La lecture d’un ouvrage de spiritualité que l’abbé Gay publiait alors[1] exaltait la flamme encore une fois renouvelée :

« J’ai été tout de suite, par instinct, par grâce sans doute, au traité de l’humilité, dans le désir, l’espoir, la confiance d’y rencontrer tant de leçons dont j’ai besoin, et de rentrer, après des classes si mal faites, dans cette classe de l’élémentaire, du rudiment, des fondations, qui seule, je le sais bien, peut assurer et orienter le succès du transcendant chez ceux qui s’élèvent jusqu’à ce parfait degré ou état du « mystique. »

« Outre que j’ai senti, touché, entendu à chaque ligne l’âme qui vit en Dieu et en qui Dieu vit, j’y ai trouvé parfois de ces mots qui ont vu Dieu et qui sont comme un éclair retenu et fixé ; de ces mots absolument propres à ce même et seul Esprit saint qui a dicté les saintes Écritures et qui appartiennent au vocabulaire, ou, pour mieux dire, au langage des choses divines.

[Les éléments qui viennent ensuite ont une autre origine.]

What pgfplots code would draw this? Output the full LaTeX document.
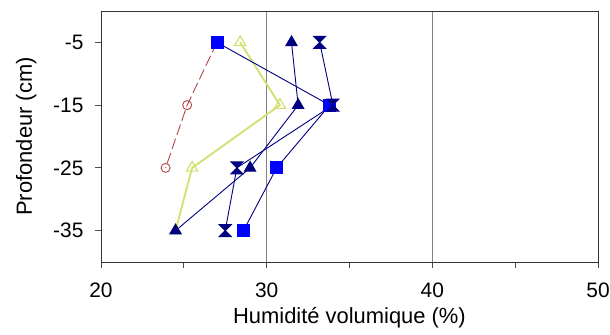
\documentclass[border=0pt]{standalone}
\usepackage{fontspec}
\setmainfont{Liberation Sans}
\usepackage{pgfplots}
\pgfplotsset{compat=1.18}
\definecolor{navy}{RGB}{0,0,128}
\definecolor{bluesq}{RGB}{0,0,255}
\definecolor{yel}{RGB}{212,224,110}
\definecolor{redd}{RGB}{175,70,70}
\definecolor{gridc}{RGB}{130,130,130}
\pgfdeclareplotmark{hourglass}{%
  \pgfpathmoveto{\pgfqpoint{-\pgfplotmarksize}{\pgfplotmarksize}}%
  \pgfpathlineto{\pgfqpoint{\pgfplotmarksize}{\pgfplotmarksize}}%
  \pgfpathlineto{\pgfqpoint{-\pgfplotmarksize}{-\pgfplotmarksize}}%
  \pgfpathlineto{\pgfqpoint{\pgfplotmarksize}{-\pgfplotmarksize}}%
  \pgfpathclose
  \pgfusepathqfillstroke}
\begin{document}
\begin{tikzpicture}
\useasboundingbox (-101bp,-73bp) rectangle (509bp,262bp);
\begin{axis}[
  scale only axis, width=497bp, height=251bp,
  xmin=20, xmax=50, ymin=-40, ymax=0,
  xtick={20,30,40,50}, minor xtick={25,35,45},
  ytick={-35,-25,-15,-5},
  xtick pos=bottom, ytick pos=left,
  tick align=outside,
  major tick length=6bp, minor tick length=6bp,
  xmajorgrids, grid style={gridc, line width=0.8bp},
  axis line style={black!80, line width=0.9bp},
  tick style={black!70, line width=0.8bp},
  /pgf/number format/assume math mode=true,
  tick label style={font=\fontsize{21}{25}\selectfont},
  label style={font=\fontsize{22}{26}\selectfont},
  xlabel={Humidité volumique (\%)},
  ylabel={Profondeur (cm)},
  xticklabel style={yshift=-11bp},
  yticklabel style={xshift=-8bp},
  xlabel style={yshift=-3bp},
  ylabel style={yshift=10bp},
]
% yellow series
\addplot[color=yel, line width=1.8bp, mark=triangle, mark size=6.5bp,
  mark options={solid, fill=white, line width=1.2bp}]
  coordinates {(28.4,-5) (30.8,-15) (25.5,-25) (24.5,-35)};
% red dashed series
\addplot[color=redd, line width=0.9bp, dash pattern=on 11bp off 4bp, mark=o, mark size=4.5bp,
  mark options={solid, fill=white, line width=0.9bp}]
  coordinates {(27.0,-5) (25.2,-15) (23.9,-25)};
% squares
\addplot[color=navy, line width=0.9bp, mark=square*, mark size=6bp,
  mark options={draw=bluesq, fill=bluesq}]
  coordinates {(27.0,-5) (33.8,-15) (30.6,-25) (28.6,-35)};
% triangles
\addplot[color=navy, line width=0.9bp, mark=triangle*, mark size=6.5bp,
  mark options={draw=navy, fill=navy}]
  coordinates {(31.5,-5) (31.9,-15) (29.0,-25) (24.5,-35)};
% hourglass
\addplot[color=navy, line width=0.9bp, mark=hourglass, mark size=6bp,
  mark options={draw=navy, fill=navy}]
  coordinates {(33.2,-5) (34.0,-15) (28.2,-25) (27.5,-35)};
\end{axis}
\end{tikzpicture}
\end{document}
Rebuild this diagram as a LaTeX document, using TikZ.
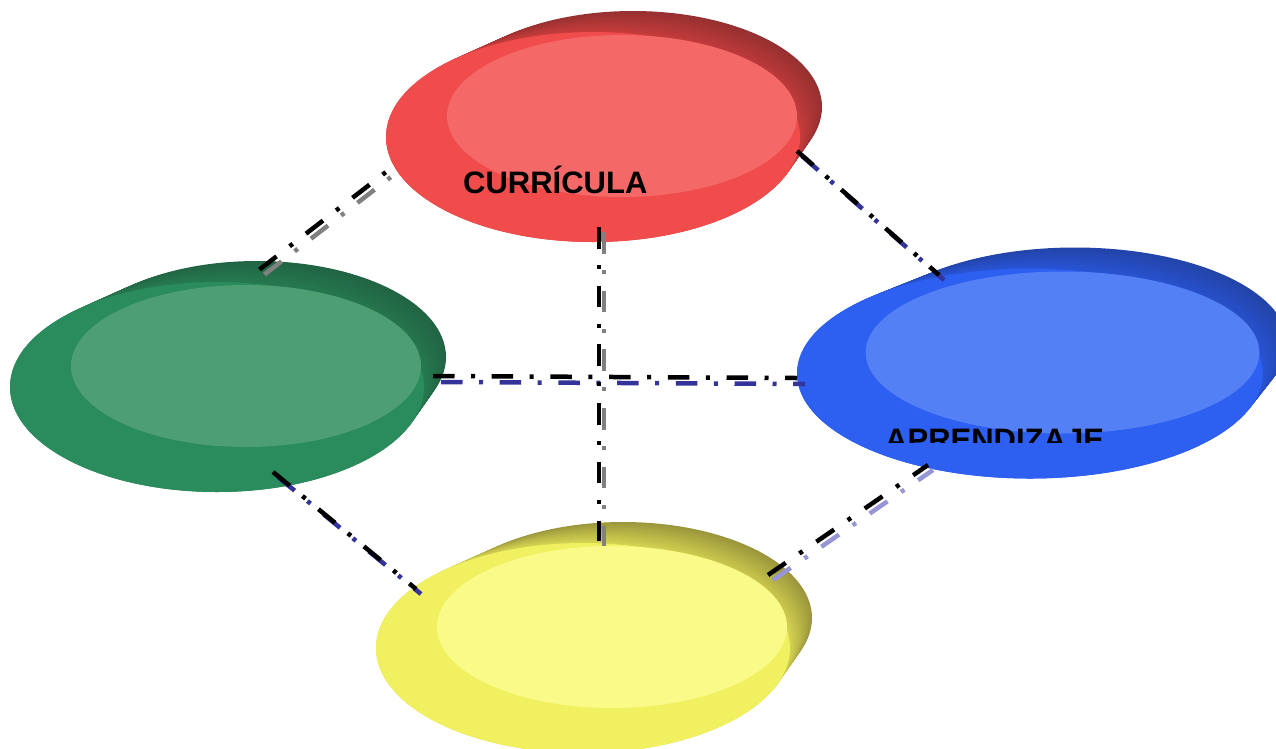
\documentclass[tikz,border=0pt]{standalone}
\usepackage{fontspec}
\newfontfamily\labelfont{Liberation Sans}
\usetikzlibrary{shapes.geometric,calc}

\definecolor{redfront}{RGB}{240,76,76}
\definecolor{redinner}{RGB}{244,104,104}
\definecolor{redmid}{RGB}{200,60,60}
\definecolor{redback}{RGB}{150,48,48}
\definecolor{grnfront}{RGB}{42,140,92}
\definecolor{grninner}{RGB}{78,158,116}
\definecolor{grnmid}{RGB}{38,122,80}
\definecolor{grnback}{RGB}{33,100,68}
\definecolor{blufront}{RGB}{45,95,240}
\definecolor{bluinner}{RGB}{84,128,246}
\definecolor{blumid}{RGB}{40,84,214}
\definecolor{bluback}{RGB}{35,68,168}
\definecolor{yelfront}{RGB}{240,240,96}
\definecolor{yelinner}{RGB}{250,250,136}
\definecolor{yelmid}{RGB}{215,213,82}
\definecolor{yelback}{RGB}{155,150,60}
\definecolor{shadowgray}{RGB}{128,128,128}
\definecolor{shadowblue}{RGB}{51,51,153}
\definecolor{shadowlight}{RGB}{150,150,215}

% #1 name, #2/#3 centre of the light disc, #4 width factor, #5 colour prefix
\newcommand\drawblob[5]{%
  \foreach \i in {20,19,...,0}{%
    \pgfmathsetmacro\cx{#2+#4*(-29+2*\i)}
    \pgfmathsetmacro\cy{#3+21-1.5*\i}
    \pgfmathsetmacro\rx{#4*(207-0.9*\i)}
    \pgfmathsetmacro\ry{105-0.45*\i}
    \pgfmathsetmacro\pc{5*\i}
    \fill[#5back!\pc!#5mid] (\cx,\cy) ellipse [x radius=\rx, y radius=\ry];
  }
  \node[blobfront, fill=#5front, minimum width=#4*414pt] (#1) at ({#2-29*#4},{#3+21}) {};
  \fill[#5inner] (#2,#3) ellipse [x radius=175*#4, y radius=81];
}

\begin{document}
\begin{tikzpicture}[
    x=1pt, y=-1pt,
    blobfront/.style={ellipse, inner sep=0pt, outer sep=0pt, minimum height=210pt},
    blobtext/.style={font=\labelfont\bfseries\fontsize{31}{31}\selectfont, inner sep=0pt, anchor=base west},
    link/.style={line width=4.5pt, dash pattern=on 21.5pt off 16.5pt on 4pt off 16.7pt},
    shadowed/.style 2 args={preaction={link, draw=#1, transform canvas={shift={#2}}}}
]
\useasboundingbox (0,0) rectangle (1276,748);
\clip (0,0) rectangle (1276,748);

% Discs
\drawblob{curricula}{622}{116}{1}{red}
\drawblob{verde}{246}{366}{1}{grn}
\drawblob{aprendizaje}{1062.5}{352.5}{1.125}{blu}
\drawblob{amarillo}{612}{627}{1}{yel}

% Texts
\node (curriculatxt) [blobtext] at (463,193) {CURRÍCULA};
\begin{scope}
  \clip (870,400) rectangle (1130,442);
  \node (aprendizajetxt) [blobtext] at (885,450) {APRENDIZAJE};
\end{scope}

% Link ends
\coordinate (v-c) at (259.5,269.5);
\coordinate (c-v) at (386,172);
\coordinate (c-a) at (797,151);
\coordinate (a-c) at (939,275);
\coordinate (v-m) at (273,472);
\coordinate (m-v) at (416,589);
\coordinate (m-a) at (768,575);
\coordinate (a-m) at (928,465);
\coordinate (v-a) at (433,376);
\coordinate (a-v) at (797,378);
\coordinate (c-m) at (599,227);
\coordinate (m-c) at (599,541);

% Links
\draw[link, shadowed={shadowgray}{(5,5)}] (v-c) -- (c-v);
\draw[link, shadowed={shadowblue}{(5,5)}] (c-a) -- (a-c);
\draw[link, shadowed={shadowblue}{(5,5)}] (v-m) -- (m-v);
\draw[link, shadowed={shadowlight}{(5,5)}] (m-a) -- (a-m);
\draw[link, shadowed={shadowblue}{(8,6)}] (v-a) -- (a-v);
\draw[link, shadowed={shadowgray}{(5,5)}] (c-m) -- (m-c);

\end{tikzpicture}
\end{document}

Au reste, partout ce calme, cette tranquillité, cette sérénité de regard et d’expression, cette vérité de ressemblance, qui dénotent le témoin quotidien, constant, attentif et fidèle des opérations divines accomplies soit en lui-même, soit dans les âmes dont il a eu le spectacle…

« Que tu es heureux, cher ami, d’être un de ces vases d’élection en qui Dieu se verse pour être répandu sur les créatures ! Et que je bénis Dieu de t’avoir choisi, (puisque je te connais et que je t’aime,) pour être un des instruments de sa gloire et de sa miséricorde !

… Prie pour que j’apprenne à ne rien donner aux autres qui ne vienne de Dieu, puisque tout ce qui vient d’ailleurs que de Lui n’est que la mort et ne peut donner que la mort. Prie pour que

  1. De la vie et des vertus chrétiennes considérées dans l’état religieux.